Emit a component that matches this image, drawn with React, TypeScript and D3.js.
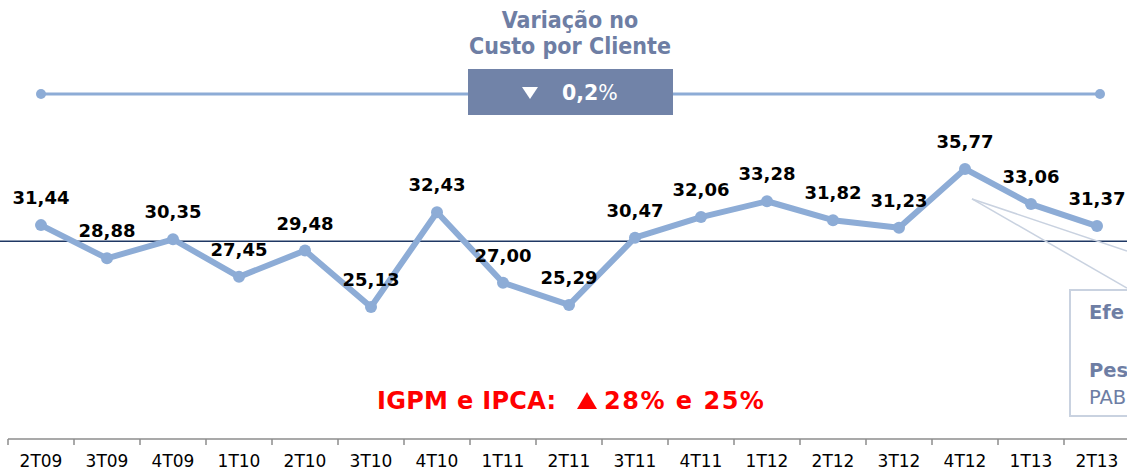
import React from "react";
import * as d3 from "d3";

const categories = ["2T09","3T09","4T09","1T10","2T10","3T10","4T10","1T11","2T11","3T11","4T11","1T12","2T12","3T12","4T12","1T13","2T13"];
const values = [31.44,28.88,30.35,27.45,29.48,25.13,32.43,27.00,25.29,30.47,32.06,33.28,31.82,31.23,35.77,33.06,31.37];
const referenceValue = 30.2;
const titleLines = ["Variação no", "Custo por Cliente"];
const variationText = "0,2";
const inflationLabel = "IGPM e IPCA:";
const inflationValues = "28% e 25%";
const calloutLines = ["Efe", "Pes", "PAB"];

const W = 1127;
const H = 472;
const LINE_COLOR = "#8DACD6";
const SLATE = "#7183A8";
const TEXT_SLATE = "#6E7EA4";

const fmt = (v: number) => v.toFixed(2).replace(".", ",");

export default function App() {
  const x = d3.scaleBand<string>().domain(categories).range([8, 8 + 66 * categories.length]).padding(0);
  const y = d3.scaleLinear().domain([20, 40]).range([373.5, 114.1]);
  const cx = (c: string) => (x(c) as number) + x.bandwidth() / 2;

  const line = d3.line<number>()
    .x((_, i) => cx(categories[i]))
    .y((d) => y(d));

  const axisY = 439;
  const xFirst = cx(categories[0]);
  const xLast = cx(categories[categories.length - 1]);
  const peakIdx = values.indexOf(d3.max(values) as number);
  const leadX = cx(categories[peakIdx]) + 7;
  const leadY = y(values[peakIdx]) + 30;

  return (
    <svg width={W} height={H} style={{ position: "absolute", left: 0, top: 0, background: "#fff" }}>
      {/* Title */}
      <g fontFamily="'DejaVu Sans Condensed', 'DejaVu Sans', sans-serif" fontWeight="bold" fill={TEXT_SLATE} fontSize={23} textAnchor="middle">
        <text x={570} y={28}>{titleLines[0]}</text>
        <text x={570} y={54}>{titleLines[1]}</text>
      </g>

      {/* Variation bar */}
      <line x1={xFirst} x2={xLast + 3} y1={94} y2={94} stroke={LINE_COLOR} strokeWidth={3} />
      <circle cx={xFirst} cy={94} r={5} fill={LINE_COLOR} />
      <circle cx={xLast + 3} cy={94} r={5} fill={LINE_COLOR} />
      <rect x={468} y={69} width={205} height={46} fill={SLATE} />
      <path d="M522,87 L538,87 L530,99 Z" fill="#fff" />
      <text x={562} y={100} fill="#fff" fontFamily="'DejaVu Sans', sans-serif" fontSize={20.5}>
        <tspan fontWeight="bold">{variationText}</tspan>
        <tspan>%</tspan>
      </text>

      {/* Reference line */}
      <line x1={0} x2={W} y1={y(referenceValue)} y2={y(referenceValue)} stroke="#1F3864" strokeWidth={1.5} />

      {/* Callout leader lines */}
      <line x1={leadX} y1={leadY} x2={W} y2={251} stroke="#C9D2E0" strokeWidth={1.5} />
      <line x1={leadX} y1={leadY} x2={W} y2={288} stroke="#C9D2E0" strokeWidth={1.5} />

      {/* Data line */}
      <path d={line(values) as string} fill="none" stroke={LINE_COLOR} strokeWidth={6} strokeLinejoin="round" />
      {values.map((v, i) => (
        <circle key={i} cx={cx(categories[i])} cy={y(v)} r={6} fill={LINE_COLOR} />
      ))}
      <g fontFamily="'DejaVu Sans', sans-serif" fontWeight="bold" fontSize={18} fill="#000" textAnchor="middle">
        {values.map((v, i) => (
          <text key={i} x={cx(categories[i])} y={y(v) - 21}>{fmt(v)}</text>
        ))}
      </g>

      {/* Callout box */}
      <rect x={1070} y={290} width={120} height={126} fill="#fff" stroke="#C9D2E0" strokeWidth={2} />
      <g fontFamily="'DejaVu Sans', sans-serif" fontSize={19.5} fill={TEXT_SLATE}>
        <text x={1089} y={319} fontWeight="bold">{calloutLines[0]}</text>
        <text x={1089} y={377} fontWeight="bold">{calloutLines[1]}</text>
        <text x={1089} y={404}>{calloutLines[2]}</text>
      </g>

      {/* Inflation text */}
      <text x={377} y={409} fill="#FF0000" fontFamily="'DejaVu Sans', sans-serif" fontWeight="bold" fontSize={24} letterSpacing={0.3}>
        {inflationLabel}
      </text>
      <path d="M577,409 L597,409 L587,392 Z" fill="#FF0000" />
      <text x={604} y={409} fill="#FF0000" fontFamily="'DejaVu Sans', sans-serif" fontWeight="bold" fontSize={24} letterSpacing={1.5}>
        {inflationValues}
      </text>

      {/* X axis */}
      <line x1={x(categories[0]) as number} x2={(x(categories[0]) as number) + 66 * categories.length} y1={axisY} y2={axisY} stroke="#8C8C8C" strokeWidth={1.5} />
      {categories.map((c) => (
        <line key={c} x1={x(c) as number} x2={x(c) as number} y1={axisY} y2={axisY + 6} stroke="#8C8C8C" strokeWidth={1.5} />
      ))}
      <g fontFamily="'DejaVu Sans', sans-serif" fontSize={17} fill="#000" textAnchor="middle">
        {categories.map((c) => (
          <text key={c} x={cx(c)} y={467}>{c}</text>
        ))}
      </g>
    </svg>
  );
}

::::::

Objective> Your task is to return the lines above, from the first one up to and including the line containing "const fmt = (v: number)", minus any pictures.

In response>
Emit a component that matches this image, drawn with React, TypeScript and D3.js.
import React from "react";
import * as d3 from "d3";

const categories = ["2T09","3T09","4T09","1T10","2T10","3T10","4T10","1T11","2T11","3T11","4T11","1T12","2T12","3T12","4T12","1T13","2T13"];
const values = [31.44,28.88,30.35,27.45,29.48,25.13,32.43,27.00,25.29,30.47,32.06,33.28,31.82,31.23,35.77,33.06,31.37];
const referenceValue = 30.2;
const titleLines = ["Variação no", "Custo por Cliente"];
const variationText = "0,2";
const inflationLabel = "IGPM e IPCA:";
const inflationValues = "28% e 25%";
const calloutLines = ["Efe", "Pes", "PAB"];

const W = 1127;
const H = 472;
const LINE_COLOR = "#8DACD6";
const SLATE = "#7183A8";
const TEXT_SLATE = "#6E7EA4";

const fmt = (v: number) => v.toFixed(2).replace(".", ",");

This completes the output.